La croissance s'enlise et le gouvernement, qui avait beaucoup misé sur un regain de vitalité de l'économie française, avance désormais en sable mouvant. Selon l'Insee, qui a livré ce vendredi son estimation pour le deuxième trimestre, le PIB hexagonal (Produit intérieur brut) n'a progressé que de 0,2% par rapport aux trois premiers mois de l'année. Un chiffre souffreteux, absolument identique à celui mesuré au premier trimestre, après le rebond de 0,7% enregistré entre octobre et décembre 2017, qui laissait espérer au nouveau pouvoir en marche que le moteur de la croissance française n'était pas en train de caler.

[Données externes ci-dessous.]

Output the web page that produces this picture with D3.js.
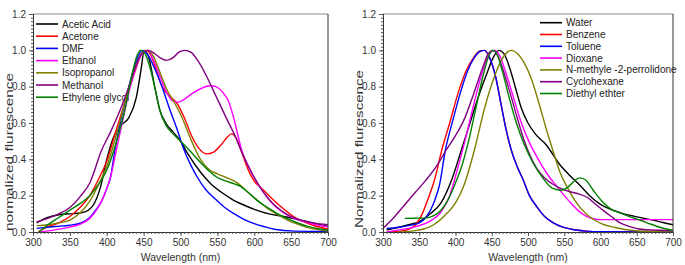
<!DOCTYPE html>
<html>
<head>
<meta charset="utf-8">
<script src="https://cdn.jsdelivr.net/npm/d3@7"></script>
<style>
  body { margin: 0; background: #fff; }
  svg { font-family: "Liberation Sans", Arial, sans-serif; }
</style>
</head>
<body>
<div id="chart"></div>
<script>
// ---- left panel (polar solvents) ----
const leftNames = ["Acetic Acid", "Acetone", "DMF", "Ethanol", "Isopropanol", "Methanol", "Ethylene glycol"];
const aceticAcid = [[305,0.05],[320,0.08],[335,0.095],[350,0.10],[365,0.105],[375,0.12],[382,0.15],[391,0.24],[400,0.4],[410,0.53],[420,0.59],[430,0.63],[440,0.74],[446,0.88],[451,1.0],[457,0.96],[465,0.8],[472,0.67],[480,0.6],[490,0.55],[500,0.5],[510,0.43],[527,0.33],[540,0.27],[555,0.22],[570,0.18],[585,0.15],[600,0.125],[620,0.1],[640,0.085],[660,0.068],[680,0.05],[700,0.03]];
const acetone = [[307,0.0],[320,0.03],[335,0.05],[350,0.085],[365,0.14],[377,0.2],[390,0.3],[400,0.39],[412,0.55],[425,0.72],[438,0.88],[447,0.98],[454,1.0],[460,0.97],[468,0.88],[475,0.8],[485,0.75],[495,0.71],[505,0.63],[515,0.53],[525,0.46],[535,0.43],[545,0.44],[555,0.48],[563,0.52],[569,0.54],[575,0.52],[582,0.45],[591,0.35],[600,0.28],[610,0.24],[620,0.2],[636,0.14],[655,0.08],[680,0.037],[700,0.015]];
const dmf = [[305,0.02],[330,0.03],[350,0.037],[365,0.05],[377,0.08],[385,0.12],[393,0.17],[400,0.24],[405,0.3],[411,0.45],[420,0.63],[430,0.8],[440,0.94],[448,1.0],[455,0.98],[465,0.9],[475,0.8],[485,0.68],[495,0.57],[505,0.45],[515,0.36],[523,0.3],[535,0.23],[545,0.19],[560,0.135],[573,0.1],[586,0.07],[600,0.046],[615,0.028],[627,0.015],[655,0.005],[700,0.003]];
const ethanol = [[309,0.0],[330,0.012],[350,0.027],[365,0.045],[377,0.075],[386,0.12],[393,0.17],[400,0.24],[405,0.3],[413,0.45],[422,0.62],[432,0.8],[442,0.93],[450,0.99],[456,1.0],[463,0.95],[472,0.86],[481,0.77],[490,0.72],[497,0.715],[505,0.73],[515,0.76],[528,0.79],[540,0.805],[548,0.8],[557,0.77],[565,0.72],[572,0.63],[578,0.53],[583,0.45],[591,0.37],[600,0.3],[614,0.21],[627,0.147],[640,0.105],[655,0.073],[670,0.055],[685,0.04],[700,0.028]];
const isopropanol = [[305,0.035],[320,0.04],[335,0.05],[350,0.065],[365,0.11],[377,0.17],[390,0.27],[400,0.36],[412,0.52],[425,0.72],[438,0.9],[447,0.98],[456,1.0],[463,0.97],[472,0.88],[482,0.78],[492,0.71],[502,0.63],[513,0.52],[527,0.4],[540,0.34],[550,0.32],[562,0.3],[573,0.28],[582,0.255],[591,0.22],[600,0.19],[618,0.13],[632,0.095],[645,0.066],[660,0.042],[673,0.024],[700,0.005]];
const methanol = [[305,0.055],[320,0.075],[335,0.1],[350,0.135],[365,0.2],[377,0.27],[393,0.45],[405,0.55],[418,0.67],[430,0.8],[440,0.92],[448,0.985],[456,1.0],[464,0.985],[472,0.96],[481,0.945],[490,0.96],[498,0.99],[506,1.0],[514,0.99],[524,0.94],[535,0.86],[549,0.74],[563,0.62],[575,0.52],[582,0.45],[591,0.37],[600,0.3],[609,0.24],[618,0.19],[627,0.15],[636,0.12],[650,0.085],[664,0.064],[680,0.05],[700,0.04]];
const ethyleneGlycol = [[308,0.0],[320,0.04],[335,0.08],[350,0.12],[365,0.16],[377,0.2],[390,0.27],[400,0.34],[412,0.48],[425,0.68],[435,0.88],[441,0.97],[446,1.0],[452,0.98],[459,0.9],[466,0.78],[472,0.67],[480,0.59],[490,0.54],[500,0.5],[512,0.45],[523,0.4],[535,0.35],[550,0.3],[562,0.28],[573,0.265],[582,0.25],[591,0.22],[605,0.17],[618,0.135],[632,0.1],[645,0.073],[660,0.048],[673,0.031],[687,0.018],[700,0.01]];

// ---- right panel (non polar solvents) ----
const rightNames = ["Water", "Benzene", "Toluene", "Dioxane", "N-methyle -2-perrolidone", "Cyclohexane", "Diethyl ethter"];
const water = [[305,0.012],[320,0.025],[335,0.04],[350,0.057],[365,0.1],[380,0.16],[395,0.29],[408,0.45],[420,0.6],[432,0.75],[443,0.87],[452,0.96],[460,1.0],[467,0.98],[475,0.9],[483,0.79],[491,0.68],[500,0.6],[510,0.54],[525,0.48],[544,0.37],[558,0.31],[571,0.26],[585,0.2],[599,0.155],[617,0.12],[632,0.1],[645,0.088],[660,0.075],[672,0.066],[686,0.052],[700,0.04]];
const benzene = [[305,0.0],[320,0.003],[335,0.015],[345,0.04],[353,0.09],[362,0.18],[372,0.3],[381,0.45],[392,0.6],[404,0.77],[415,0.89],[425,0.96],[433,0.995],[440,1.0],[447,0.96],[455,0.86],[463,0.7],[470,0.56],[477,0.45],[485,0.36],[493,0.29],[502,0.2],[512,0.14],[523,0.085],[535,0.05],[547,0.028],[560,0.015],[580,0.005],[600,0.001],[700,0.0]];
const toluene = [[305,0.02],[320,0.025],[335,0.035],[350,0.05],[360,0.085],[370,0.16],[378,0.26],[386,0.45],[396,0.61],[407,0.77],[417,0.89],[426,0.96],[434,0.995],[440,1.0],[447,0.96],[455,0.86],[463,0.7],[470,0.56],[477,0.45],[485,0.36],[493,0.29],[502,0.2],[512,0.14],[523,0.085],[535,0.05],[547,0.028],[560,0.015],[580,0.005],[600,0.001],[700,0.0]];
const dioxane = [[305,0.0],[320,0.01],[335,0.02],[350,0.035],[365,0.06],[380,0.11],[392,0.2],[403,0.35],[413,0.5],[425,0.7],[437,0.88],[447,0.98],[454,1.0],[461,0.97],[470,0.87],[480,0.74],[490,0.61],[500,0.51],[510,0.43],[520,0.36],[530,0.3],[540,0.25],[550,0.2],[560,0.155],[570,0.115],[580,0.088],[590,0.073],[600,0.068],[650,0.068],[700,0.068]];
const nmp = [[320,0.0],[340,0.005],[355,0.015],[370,0.04],[385,0.09],[400,0.16],[412,0.26],[426,0.45],[440,0.68],[455,0.87],[467,0.97],[477,1.0],[486,0.98],[495,0.93],[505,0.84],[515,0.71],[525,0.57],[535,0.44],[544,0.33],[555,0.24],[567,0.16],[580,0.1],[590,0.07],[605,0.04],[620,0.025],[645,0.008],[670,0.003],[700,0.0]];
const cyclohexane = [[300,0.02],[315,0.08],[330,0.15],[345,0.22],[360,0.29],[375,0.37],[387,0.45],[400,0.53],[412,0.62],[425,0.76],[437,0.9],[445,0.98],[451,1.0],[457,0.98],[465,0.9],[475,0.77],[485,0.63],[495,0.5],[503,0.42],[512,0.35],[525,0.29],[540,0.25],[555,0.225],[570,0.21],[582,0.19],[594,0.15],[605,0.115],[615,0.085],[627,0.05],[640,0.03],[663,0.012],[700,0.008]];
const diethylEther = [[330,0.075],[345,0.076],[360,0.078],[370,0.09],[380,0.12],[390,0.18],[400,0.27],[410,0.38],[418,0.5],[428,0.68],[438,0.86],[446,0.97],[451,1.0],[457,0.98],[465,0.88],[474,0.74],[484,0.6],[495,0.48],[507,0.38],[520,0.3],[534,0.24],[546,0.23],[556,0.25],[565,0.285],[572,0.298],[580,0.285],[590,0.23],[603,0.165],[615,0.125],[627,0.105],[640,0.085],[654,0.066],[668,0.045],[682,0.026],[700,0.008]];

const colors = ["#000000", "#ff0000", "#0000ff", "#ff00ff", "#808000", "#800080", "#008000"];
const xTicks = [300, 350, 400, 450, 500, 550, 600, 650, 700];
const yTicks = [0.0, 0.2, 0.4, 0.6, 0.8, 1.0, 1.2];

const svg = d3.select("#chart").append("svg")
    .attr("width", 685)
    .attr("height", 265);

function drawPanel(opt) {
    const x = d3.scaleLinear().domain([300, 700]).range([opt.left, opt.right]);
    const y = d3.scaleLinear().domain([0, 1.2]).range([232, 14]);
    const g = svg.append("g");

    // legend first (curves are drawn over it)
    const leg = g.append("g");
    opt.names.forEach((n, i) => {
        const ly = opt.legY + i * opt.legStep;
        leg.append("line")
            .attr("x1", opt.legX).attr("x2", opt.legX + 22)
            .attr("y1", ly).attr("y2", ly)
            .attr("stroke", colors[i]).attr("stroke-width", 1.6);
        leg.append("text")
            .attr("x", opt.legX + 26).attr("y", ly + 3.5)
            .attr("font-size", 10).attr("fill", "#222")
            .text(n);
    });

    // curves
    const line = d3.line()
        .x(d => x(d[0]))
        .y(d => y(d[1]))
        .curve(d3.curveMonotoneX);
    opt.series.forEach((s, i) => {
        g.append("path")
            .datum(s)
            .attr("d", line)
            .attr("fill", "none")
            .attr("stroke", colors[i])
            .attr("stroke-width", 1.4);
    });

    // frame
    g.append("line").attr("x1", opt.left).attr("x2", opt.right).attr("y1", 14).attr("y2", 14)
        .attr("stroke", "#888").attr("stroke-width", 1);
    g.append("line").attr("x1", opt.right).attr("x2", opt.right).attr("y1", 14).attr("y2", 232)
        .attr("stroke", "#333").attr("stroke-width", 1);

    // axes
    const xAxis = g.append("g")
        .attr("transform", `translate(0,232)`)
        .call(d3.axisBottom(x).tickValues(xTicks).tickSize(4).tickPadding(3).tickFormat(d3.format("d")));
    const xMinor = g.append("g")
        .attr("transform", `translate(0,232)`)
        .call(d3.axisBottom(x).tickValues(d3.range(300, 701, 5)).tickSize(2).tickFormat(""));
    const yAxis = g.append("g")
        .attr("transform", `translate(${opt.left},0)`)
        .call(d3.axisLeft(y).tickValues(yTicks).tickSize(4).tickPadding(3).tickFormat(d3.format(".1f")));
    const yMinor = g.append("g")
        .attr("transform", `translate(${opt.left},0)`)
        .call(d3.axisLeft(y).tickValues(d3.range(0, 1.201, 0.02)).tickSize(2).tickFormat(""));

    [xAxis, xMinor, yAxis, yMinor].forEach(a => {
        a.select(".domain").attr("stroke", "#333");
        a.selectAll(".tick line").attr("stroke", "#555");
        a.selectAll("text").attr("font-size", 10).attr("fill", "#333")
            .attr("font-family", "Liberation Sans, Arial, sans-serif");
    });

    // titles
    g.append("text")
        .attr("x", (opt.left + opt.right) / 2).attr("y", 261)
        .attr("text-anchor", "middle").attr("font-size", 10.5).attr("fill", "#333")
        .text("Wavelength (nm)");
    g.append("text")
        .attr("transform", `translate(${opt.yTitleX},${opt.yTitleY}) rotate(-90)`)
        .attr("text-anchor", "middle").attr("font-size", 11.5).attr("fill", "#333")
        .attr("textLength", 158).attr("lengthAdjust", "spacingAndGlyphs")
        .text(opt.yTitle);
}

drawPanel({
    left: 33, right: 328,
    names: leftNames,
    series: [aceticAcid, acetone, dmf, ethanol, isopropanol, methanol, ethyleneGlycol],
    legX: 36, legY: 24, legStep: 12.2,
    yTitle: "normalized flurescence", yTitleX: 13, yTitleY: 152
});

drawPanel({
    left: 383, right: 673,
    names: rightNames,
    series: [water, benzene, toluene, dioxane, nmp, cyclohexane, diethylEther],
    legX: 540, legY: 22.7, legStep: 11.8,
    yTitle: "Normalized flurescence", yTitleX: 363, yTitleY: 149
});
</script>
</body>
</html>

Après une progression du PIB de + 2,2% en 2017, plutôt encourageante pour le nouveau pouvoir, le gouvernement misait raisonnablement sur 2% en 2018. Mais sauf miracle de fin d'année, il va sans doute devoir revoir son objectif politique à la baisse. «Ce n'est plus jouable, a confirmé à l'AFP l'économiste de Natixis Philippe Waechter. Pour y parvenir, il faudrait 1% de croissance au troisième et quatrième trimestre». La Banque de France, qui connaît la musique des prévisions statistiques, avertissait d'ailleurs dès le 15 juin que Bercy et Matignon avaient visé trop haut: elle a ramené son augure de croissance pour cette année à 1,8% seulement, tout en qualifiant la dite croissance d'encore «robuste». Car les choses risquent de ne pas s'arranger au pays du PIB: selon l'institution, «elle se réduirait ensuite légèrement à 1,7% en 2019 et 1,6% en 2020». Le gouvernement avait lui anticipé ce ralentissement mais dans des proportions moindres: il tablait donc sur 2% en 2018, 1,9% en 2019 et 1,7% en 2020. Pour le choc de croissance espéré, il faudra repasser. Waechter de Natixis n'exclut d'ailleurs pas que la croissance tombe carrément à 1,5% dès cette année, si la machine ne repart pas dans les mois à venir...

Effet Carburant et CSG

Le fait est que ce tout petit 0,2% enregistré au deuxième trimestre est légèrement inférieur aux attentes de l'Insee, qui tablait encore mi-juin sur un 0,3% au deuxième trimestre qui aurait traduit un léger frémissement par rapport au début de l'année. Ce coup de frein manifeste ne doit rien au hasard: la consommation des ménages a encore molli (-0,1%) au deuxième trimestre, alors qu'elle avait frémi de 0,2% au premier trimestre. Il ne faut pas chercher bien loin l'explication: la hausse des prix du carburant, qui a été accentuée par l'augmentation des taxes sur l'essence, et bien sûr l'augmentation de la CSG ont freiné l'envie de consommer, sans oublier la légère baisse du chômage (-1,3% sur un an pour les demandeurs d'emploi de catégorie A).

En attendant que des mesures fiscales plus favorables (baisse de la taxe d'habitation et des taux de costisation salariale) ne viennent redonner aux ménages l'envie de consommer l'an prochain, le gouvernement place donc tous ses espoirs dans sa politique très favorable aux «premiers de cordée»: les investissements des entreprises ont progressé de 1,1% d'un trimestre sur l'autre. Il faut dire que les dites entreprises bénéficient à la fois du Crédit d'impôt compétitivité emploi (CICE) inventé sous Hollande et de la baisse des cotisations sociales décidée par Macron. Mais le commerce extérieur reste fragile avec des exportations en hausse de 0,6% seulement (après - 0,4% au premier trimestre) et la bagarre en cours entre l'Union européenne et les Etats-Unis de Trump risque de ne rien arranger. Résultat, l'Insee voit la croissance à 1,7% en 2018 ce qui rend un peu plus caduc l'objectif des 2% que le gouvernement ne s'est encore résolu à abandonner.

Pas gagné pour le déficit

Et pour cause. Sans ces 2% de croissance c'est son autre objectif qui tombe à l'eau: ramener le déficit public à 2,3% cette année conformément aux promesses faites par la France à Bruxelles. Interrogé par l'AFP, Philippe Waechter de Natixis estime ainsi que le déficit restera au tour de 2,6%, comme l'an dernier. Voilà peut-être matière à réflexion pour Emmanuel Macron qui, pour relancer l'économie française, a fixé un cap économique très pro-entreprises et favorable aux plus aisés, en pariant en creux sur un «ruissellement» qui décidement ne vient pas.